The album, Out Of Nothing - the band's first for four years - was a difficult and fraught process. "Very, very hard," he says. "We've practically produced everything ourselves before but this time we had the producer, Youth, working with us. And I was having so many arguments with him - shouting, throwing things, jumping on tables and crying and stuff.

"We're now good friends and I think all the pain and suffering from the album was worth it in the end because it's easily our best and if it hadn't been for Youth, it wouldn't have been half as good."

Back on their début album, The Good Will Out (1998), Embrace distinguished themselves by using a big, indie power ballad sound - always owing more to The Verve than Oasis. Songs such as All You Good Good People and Come Back To What You Know were mini-anthems and Spectoresque in scope.

"The big songs are back!" he says, "and also we're a lot more confident now and with that confidence you feel you can reveal yourself more lyrically. So this is an honest, 'Big Songs' album."

The timing couldn't be better. The big, wide-screen indie anthem, which has taken a back seat over the last few years, is now all over the radio and all over the charts thanks to bands such as Snow Patrol and Keane.

"We've always been about songs that stick out, the bigger the sound the better," he says. "And we've done nothing but write that sort of song for this album. It's been two years of really working on this material.
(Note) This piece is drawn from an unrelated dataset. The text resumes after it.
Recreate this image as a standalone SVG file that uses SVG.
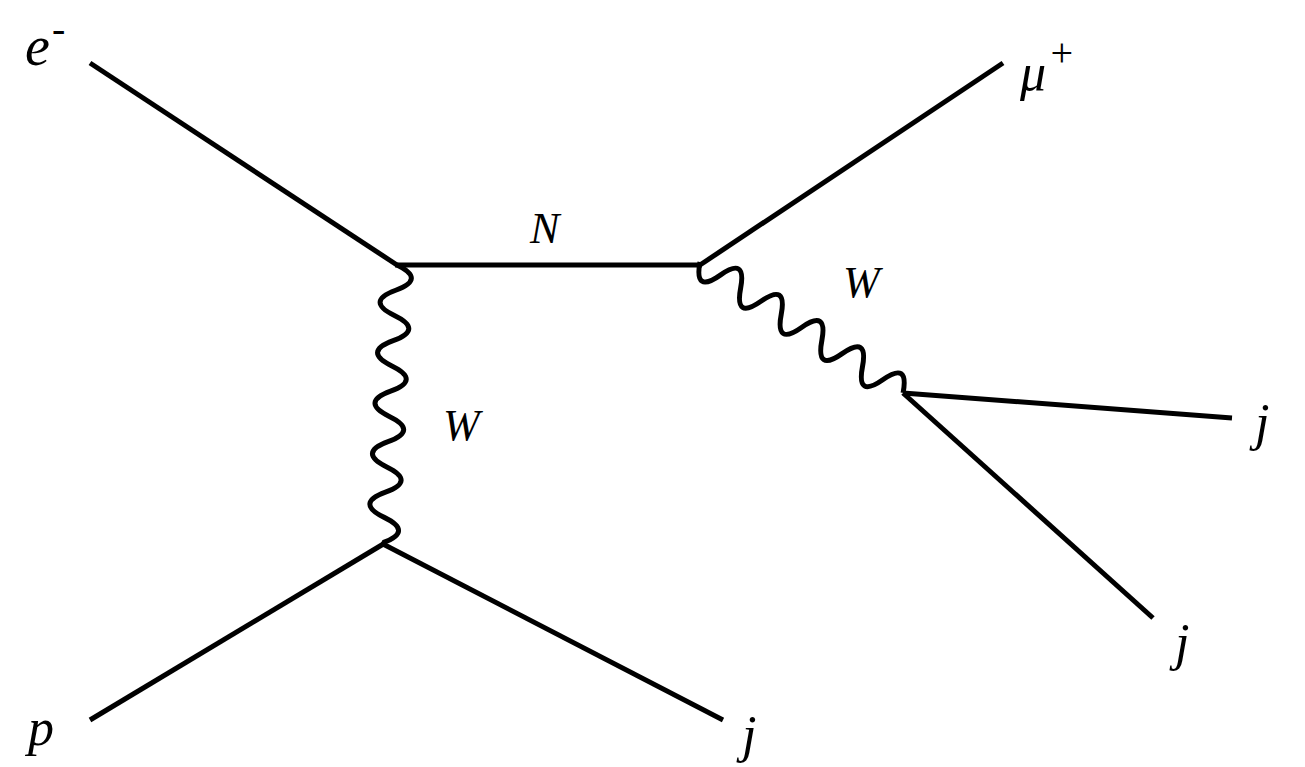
<svg xmlns="http://www.w3.org/2000/svg" width="1305" height="767" viewBox="0 0 1305 767">
<style>
.l{stroke:#000;stroke-width:5;fill:none;stroke-linecap:butt}
.t{font-family:"Liberation Serif",serif;font-style:italic;fill:#000}
</style>
<rect width="1305" height="767" fill="#fff"/>
<g id="connectors">
<line class="l" x1="90" y1="63" x2="397" y2="265"/>
<line class="l" x1="395" y1="265" x2="702" y2="265"/>
<line class="l" x1="700" y1="265" x2="1003" y2="63"/>
<path class="l" transform="translate(397,265) rotate(92.9)" d="M0,0 q12.64,-30 25.27,0 t25.27,0 t25.27,0 t25.27,0 t25.27,0 t25.27,0 t25.27,0 t25.27,0 t25.27,0 t25.27,0 t25.27,0"/>
<line class="l" x1="90" y1="720" x2="385" y2="543"/>
<line class="l" x1="381" y1="543" x2="723" y2="720"/>
<path class="l" transform="translate(700,262) rotate(32.8)" d="M0,0 q12.08,30 24.16,0 t24.16,0 t24.16,0 t24.16,0 t24.16,0 t24.16,0 t24.16,0 t24.16,0 t24.16,0 t24.16,0"/>
<line class="l" x1="903" y1="393" x2="1232" y2="418"/>
<line class="l" x1="903" y1="393" x2="1153" y2="618"/>
</g>
<g id="labels">
<text class="t" x="25" y="65" font-size="56">e</text><text class="t" x="52" y="42" font-size="40">-</text>
<text class="t" x="1020" y="90" font-size="52">μ</text><text class="t" x="1048" y="66" font-size="40" font-style="normal">+</text>
<text class="t" x="530" y="243" font-size="44">N</text>
<text class="t" x="443" y="440" font-size="44">W</text>
<text class="t" x="843" y="297" font-size="44">W</text>
<text class="t" x="1255" y="440" font-size="52">j</text>
<text class="t" x="1175" y="660" font-size="52">j</text>
<text class="t" x="742" y="752" font-size="52">j</text>
<text class="t" x="28" y="745" font-size="52">p</text>
</g>
</svg>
The bar's been raised to a level so high now you can't see it from the ground.

Now we have all the songs together that clear the bar. And everybody seems to be saying that we've got something back that maybe we lost along the way on the second and third albums.

"I think this is the reason I had so many rows with the producer, Youth. I really didn't like relinquishing control of these songs to him at the time. There were times I hated him. I'd ring our manager and have meetings with the record company and I'd be saying: 'Look, can you tell him who's boss, because he's not listening to me', and stuff like that.

"But you know, I've grown up as a person. And now the idea of having a bit of belief and faith in someone else is something I understand."

Looking back on the last few years, McNamara says he never had any doubts that Embrace would stay together making music, even though many believed they had broken up. "I think if you've got a strong sense of purpose and reason about what you do, your band will always be all right."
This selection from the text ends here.